Senate debates
Monday, 18 June 2012
Bills
Shipping Reform (Tax Incentives) Bill 2012, Shipping Registration Amendment (Australian International Shipping Register) Bill 2012, Coastal Trading (Revitalising Australian Shipping) Bill 2012, Coastal Trading (Revitalising Australian Shipping) (Consequential Amendments and Transitional Provisions) Bill 2012, Tax Laws Amendment (Shipping Reform) Bill 2012; In Committee
1:03 pm
Barnaby Joyce (Queensland, National Party, Leader of The Nationals in the Senate) Share this | Hansard source
It is always interesting to hear the Labor government talk about a level playing field. I suppose that is why we are about to get ourselves a $23-a-tonne carbon tax when the vast majority of the world does not have one at all. That is an awfully level playing field! I can understand why they talk about a level playing field when even those who are trading in carbon as a product are basically doing their dough—the carbon price is about six or seven bucks. These people who talk about a level playing field like to talk about it, but they are not too good at delivering it. They do not even consider delivering it to our own people. The reality is that we are talking about products where many of them, especially agricultural products, do not deal on a level playing field. We are having to deal, for instance, with grain markets that are some of the most corrupt markets in the world. The National Party believes in the orderly marketing of grain because of the discrepancies that are abundant there.
However, if you believe in a level playing field then you have to also believe that other people are just going to take advantage of our cost structure when it is in excess of theirs. They will just buy products from somewhere else. We are basically putting ourselves out of our own markets. Why this is so important is that there is no railway line to Indonesia and there is no bridge to China—there is coastal shipping. If we want to put ourselves out of a market or create a distinct disadvantage between us and the markets we need to get to, we will never find a better way than by creating a disadvantage in our coastal shipping areas.

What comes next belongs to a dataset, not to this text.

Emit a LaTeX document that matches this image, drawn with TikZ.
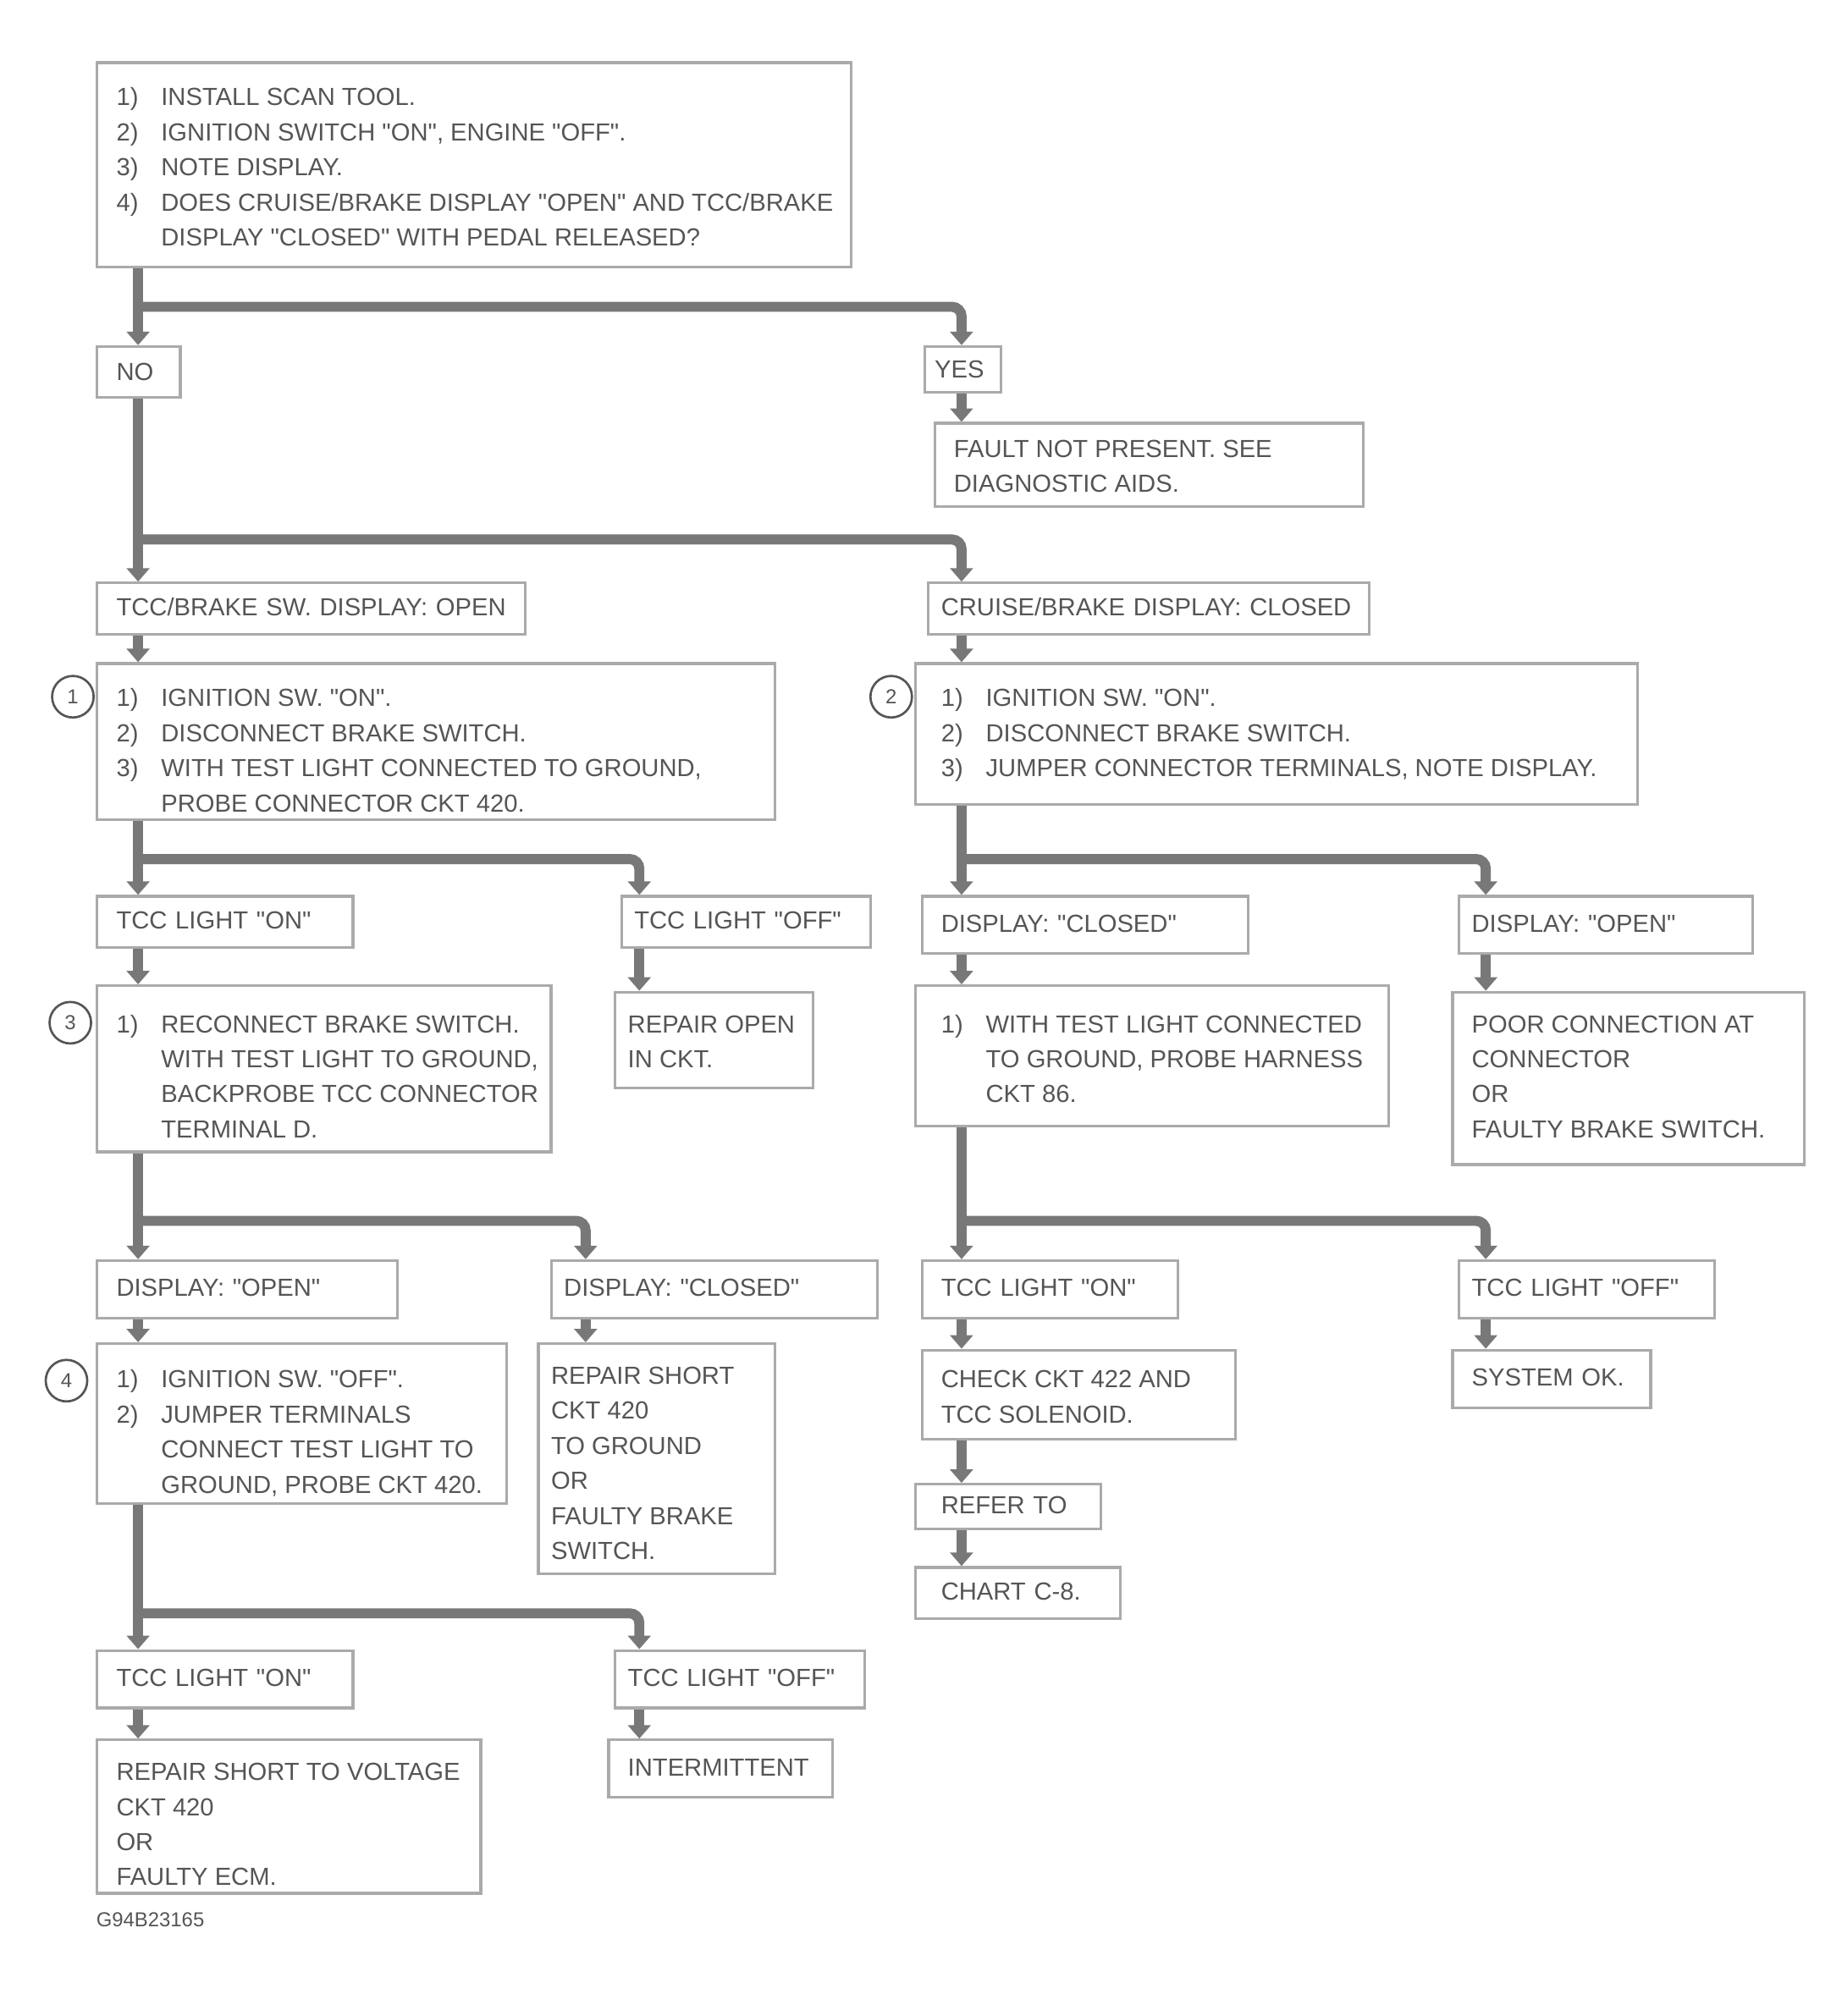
\documentclass[tikz,border=0pt]{standalone}
\usepackage{fontspec}
\setmainfont{Liberation Sans}[Ligatures=TeXOff]
\usetikzlibrary{arrows.meta,positioning}
\definecolor{linegray}{RGB}{120,120,120}
\definecolor{boxgray}{RGB}{170,170,170}
\definecolor{txtgray}{RGB}{85,85,85}
\newcommand{\nr}[1]{\makebox[0.7cm][l]{#1}}
\newcommand{\ind}{\hspace*{0.7cm}}
\newcommand{\lns}[1]{\begin{tabular}{@{}l@{}}#1\end{tabular}}
% text block: width, height, gap above first line, lines
\newcommand{\tb}[4]{\parbox[c][#2][t]{#1}{\vspace*{#3}\lns{#4}}}

\begin{document}
\begin{tikzpicture}[
    x=0.02cm, y=-0.02cm,
    box/.style={rectangle, draw=boxgray, line width=1.2pt, anchor=north west, inner ysep=0pt, inner xsep=0.3cm, align=left, text=txtgray, font=\fontsize{11}{15.6}\selectfont},
    flow/.style={draw=linegray, line width=4.5pt, -{Triangle[length=6pt,width=10pt]}, rounded corners=0.15cm},
    circnum/.style={circle, draw=txtgray, line width=1pt, minimum size=0.65cm, inner sep=0pt, text=txtgray, font=\small}
]
\useasboundingbox (0,0) rectangle (1440,1577);

% trunk columns and branch points
\coordinate (tl) at (108,0);
\coordinate (tr) at (752,0);
\coordinate (cl) at (500,0);
\coordinate (cm) at (458,0);
\coordinate (cr) at (1162,0);
\coordinate (b1) at (108,240);
\coordinate (b2) at (108,422);
\coordinate (b3) at (108,672);
\coordinate (b4) at (752,672);
\coordinate (b5) at (108,955);
\coordinate (b6) at (752,955);
\coordinate (b7) at (108,1262);

% start
\node[box] (top) at (75,48) {\tb{11.2cm}{3.2cm}{0.29cm}{%
\nr{1)}INSTALL SCAN TOOL.\\
\nr{2)}IGNITION SWITCH "ON", ENGINE "OFF".\\
\nr{3)}NOTE DISPLAY.\\
\nr{4)}DOES CRUISE/BRAKE DISPLAY "OPEN" AND TCC/BRAKE\\
\ind DISPLAY "CLOSED" WITH PEDAL RELEASED?}};
\node[box, text width=0.7cm, minimum height=0.8cm] (no) at (75,270) {NO};
\node[box, inner xsep=0.16cm, text width=0.88cm, minimum height=0.72cm] (yes) at (722,270) {YES};
\node[box] (aids) at (730,330) {\tb{6.1cm}{1.3cm}{0.15cm}{FAULT NOT PRESENT. SEE\\DIAGNOSTIC AIDS.}};

% display branch
\node[box, text width=6.1cm, minimum height=0.8cm] (dispL) at (75,455) {\lns{TCC/BRAKE SW. DISPLAY: OPEN}};
\node[box, inner xsep=0.2cm, text width=6.5cm, minimum height=0.8cm] (dispR) at (725,455) {\lns{CRUISE/BRAKE DISPLAY: CLOSED}};

\node[box] (testL) at (75,518) {\tb{10cm}{2.44cm}{0.29cm}{%
\nr{1)}IGNITION SW. "ON".\\
\nr{2)}DISCONNECT BRAKE SWITCH.\\
\nr{3)}WITH TEST LIGHT CONNECTED TO GROUND,\\
\ind PROBE CONNECTOR CKT 420.}};
\node[box, inner xsep=0.4cm] (testR) at (715,518) {\tb{10.5cm}{2.2cm}{0.29cm}{%
\nr{1)}IGNITION SW. "ON".\\
\nr{2)}DISCONNECT BRAKE SWITCH.\\
\nr{3)}JUMPER CONNECTOR TERMINALS, NOTE DISPLAY.}};
\node[circnum] (n1) at (57,545) {1};
\node[circnum] (n2) at (697,545) {2};

% left, first test
\node[box, text width=3.4cm, minimum height=0.8cm] (lonL) at (75,700) {\lns{TCC LIGHT "ON"}};
\node[box, inner xsep=0.2cm, text width=3.5cm, minimum height=0.8cm] (loffL) at (485,700) {\lns{TCC LIGHT "OFF"}};
\node[box] (openL) at (75,770) {\tb{6.5cm}{2.6cm}{0.35cm}{%
\nr{1)}RECONNECT BRAKE SWITCH.\\
\ind WITH TEST LIGHT TO GROUND,\\
\ind BACKPROBE TCC CONNECTOR\\
\ind TERMINAL D.}};
\node[box, inner xsep=0.2cm] (repL) at (480,775) {\tb{2.7cm}{1.5cm}{0.25cm}{REPAIR OPEN\\IN CKT.}};
\node[circnum] (n3) at (55,800) {3};

% right, first test
\node[box, text width=4.5cm, minimum height=0.9cm] (dclR) at (720,700) {\lns{DISPLAY: "CLOSED"}};
\node[box, inner xsep=0.2cm, text width=4.2cm, minimum height=0.9cm] (dopR) at (1140,700) {\lns{DISPLAY: "OPEN"}};
\node[box, inner xsep=0.4cm] (probeR) at (715,770) {\tb{6.6cm}{2.2cm}{0.35cm}{%
\nr{1)}WITH TEST LIGHT CONNECTED\\
\ind TO GROUND, PROBE HARNESS\\
\ind CKT 86.}};
\node[box] (connR) at (1135,775) {\tb{4.9cm}{2.7cm}{0.25cm}{POOR CONNECTION AT\\CONNECTOR\\OR\\FAULTY BRAKE SWITCH.}};

% left, second test
\node[box, text width=4.1cm, minimum height=0.9cm] (dopL) at (75,985) {\lns{DISPLAY: "OPEN"}};
\node[box, inner xsep=0.2cm, text width=4.7cm, minimum height=0.9cm] (dclL) at (430,985) {\lns{DISPLAY: "CLOSED"}};
\node[box] (gndL) at (75,1050) {\tb{5.8cm}{2.5cm}{0.31cm}{%
\nr{1)}IGNITION SW. "OFF".\\
\nr{2)}JUMPER TERMINALS\\
\ind CONNECT TEST LIGHT TO\\
\ind GROUND, PROBE CKT 420.}};
\node[box, inner xsep=0.2cm] (shortL) at (420,1050) {\tb{3.3cm}{3.6cm}{0.25cm}{REPAIR SHORT\\CKT 420\\TO GROUND\\OR\\FAULTY BRAKE\\SWITCH.}};
\node[circnum] (n4) at (52,1080) {4};

% right, second test
\node[box, text width=3.4cm, minimum height=0.9cm] (lonR) at (720,985) {\lns{TCC LIGHT "ON"}};
\node[box, inner xsep=0.2cm, text width=3.6cm, minimum height=0.9cm] (loffR) at (1140,985) {\lns{TCC LIGHT "OFF"}};
\node[box] (solR) at (720,1055) {\tb{4.3cm}{1.4cm}{0.21cm}{CHECK CKT 422 AND\\TCC SOLENOID.}};
\node[box, text width=2.5cm, minimum height=0.9cm] (okR) at (1135,1055) {\lns{SYSTEM OK.}};
\node[box, inner xsep=0.4cm, text width=2.1cm, minimum height=0.7cm] (refR) at (715,1160) {\lns{REFER TO}};
\node[box, inner xsep=0.4cm, text width=2.4cm, minimum height=0.8cm] (chartR) at (715,1225) {\lns{CHART C-8.}};

% left, last test
\node[box, text width=3.4cm, minimum height=0.9cm] (lonB) at (75,1290) {\lns{TCC LIGHT "ON"}};
\node[box, inner xsep=0.2cm, text width=3.5cm, minimum height=0.9cm] (loffB) at (480,1290) {\lns{TCC LIGHT "OFF"}};
\node[box] (ecmB) at (75,1360) {\tb{5.4cm}{2.4cm}{0.25cm}{REPAIR SHORT TO VOLTAGE\\CKT 420\\OR\\FAULTY ECM.}};
\node[box, text width=2.9cm, minimum height=0.9cm] (intB) at (475,1360) {\lns{INTERMITTENT}};

\node[anchor=north west, inner sep=0pt, text=txtgray, font=\fontsize{9}{11}\selectfont] (figid) at (75,1496) {G94B23165};

% connectors
\draw[flow] (tl |- top.south) -- (tl |- no.north);
\draw[flow] (b1) -| (tr |- yes.north);
\draw[flow] (tr |- yes.south) -- (tr |- aids.north);
\draw[flow] (tl |- no.south) -- (tl |- dispL.north);
\draw[flow] (b2) -| (tr |- dispR.north);
\draw[flow] (tl |- dispL.south) -- (tl |- testL.north);
\draw[flow] (tr |- dispR.south) -- (tr |- testR.north);
\draw[flow] (tl |- testL.south) -- (tl |- lonL.north);
\draw[flow] (b3) -| (cl |- loffL.north);
\draw[flow] (tr |- testR.south) -- (tr |- dclR.north);
\draw[flow] (b4) -| (cr |- dopR.north);
\draw[flow] (tl |- lonL.south) -- (tl |- openL.north);
\draw[flow] (cl |- loffL.south) -- (cl |- repL.north);
\draw[flow] (tr |- dclR.south) -- (tr |- probeR.north);
\draw[flow] (cr |- dopR.south) -- (cr |- connR.north);
\draw[flow] (tl |- openL.south) -- (tl |- dopL.north);
\draw[flow] (b5) -| (cm |- dclL.north);
\draw[flow] (tr |- probeR.south) -- (tr |- lonR.north);
\draw[flow] (b6) -| (cr |- loffR.north);
\draw[flow] (tl |- dopL.south) -- (tl |- gndL.north);
\draw[flow] (cm |- dclL.south) -- (cm |- shortL.north);
\draw[flow] (tr |- lonR.south) -- (tr |- solR.north);
\draw[flow] (cr |- loffR.south) -- (cr |- okR.north);
\draw[flow] (tr |- solR.south) -- (tr |- refR.north);
\draw[flow] (tr |- refR.south) -- (tr |- chartR.north);
\draw[flow] (tl |- gndL.south) -- (tl |- lonB.north);
\draw[flow] (b7) -| (cl |- loffB.north);
\draw[flow] (tl |- lonB.south) -- (tl |- ecmB.north);
\draw[flow] (cl |- loffB.south) -- (cl |- intB.north);
\end{tikzpicture}
\end{document}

Far from reconsidering our position, I would like the government to answer some of the issues. The government's justification for this package was uncompetitive labour laws on the international stage. That was part of the minister's justification. So I ask the minister: what are the trade exposed industries that the government is considering exempting from Australian labour laws and what impact have Australian labour laws had on the shipping sector?